Article Summary
Chauhan, P., & Reppucci, N. (2009).
The impact of neighborhood disadvantage and exposure to violence on self-report of antisocial behavior among girls in the juvenile justice system. Journal of Youth and Adolescence 38(3), 401.
     The authors examined the relationships between neighborhood disadvantage, victimization, and exposure to violence and self-reported antisocial behavior among a sample of girls in the juvenile justice system for violent offenses (N=141). They argue that the rising number of girls in the juvenile justice system demonstrates a need to extend previous research on boys and adults to the population of female offenders. Furthermore, previous research documents racial disparities among both boys and girls in the juvenile justice system (e.g., see Blitstein et al., 2005). They suggest that neighborhood disadvantage and exposure to violence may account for some of these disparities. However, the research on neighborhood disadvantage yields mixed results and is complicated by the fact that people who live in disadvantaged neighborhoods also experience a host of other risk factors for antisocial behaviors, such as witnessing violence, victimization, exposure to deviant peer groups, academic difficulties, and parental criminality and/or substance abuse, among others.
     Chauhan and Reppucci used a longitudinal research design with a sample of violent girls (ages13–19) and controlled for individual risk factors, such as reading achievement and maternal risk (e.g., maternal criminality and substance abuse). They included a global measure of antisocial behavior and two subscales for violent offending and delinquency. They found that Black girls were significantly more likely than White girls to live in disadvantaged communities, but that they reported similar levels of exposure to violence (measured as both witnessing and experiencing it). Overall, neighborhood disadvantage was associated with an increase in exposure to violence. However, there was a great deal of variation in subjective experiences in the community; simply living in a disadvantaged community was not a strong link to antisocial behavior. Furthermore, the context of victimization influenced the relationship with antisocial behavior. Parental physical abuse was associated with violent offending, whereas physical abuse by peers was not predictive of antisocial behavior for girls. Witnessing violence was a predictor of both antisocial behavior and delinquent behavior. Chauhan and Reppucci suggest that by witnessing violence girls may be introduced to a world of antisocial possibilities (e.g., friendships with deviant peers may provide access to weapons, training, etc.).

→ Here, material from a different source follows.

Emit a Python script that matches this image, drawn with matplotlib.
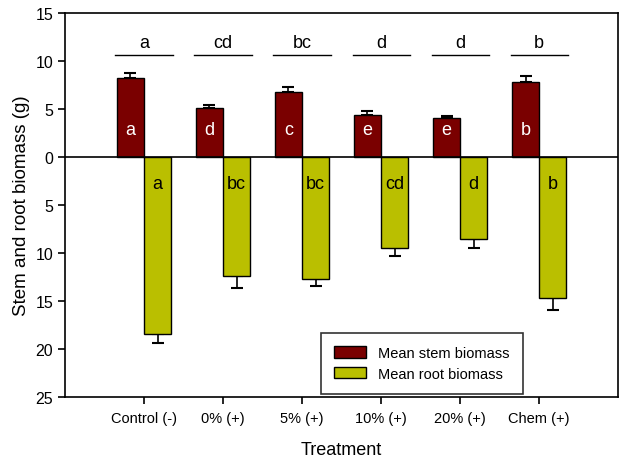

     To further understand the potential for a differential impact of risk factors by race, the authors provide additional race-specific analysis. These analyses indicate that contextual factors do, in fact, play a grater role for Black girls than for White girls. Witnessing violence was a stronger risk factor for antisocial behavior in Black girls. Chauhan and Reppucci suggest it is possible that “the severity and quality of violence witnessed by Black girls may be different given that they reside in more disadvantaged neighborhoods” (p. 413). On the other hand, parental physical abuse was a stronger predictor of violent behavior for White girls than for Black girls.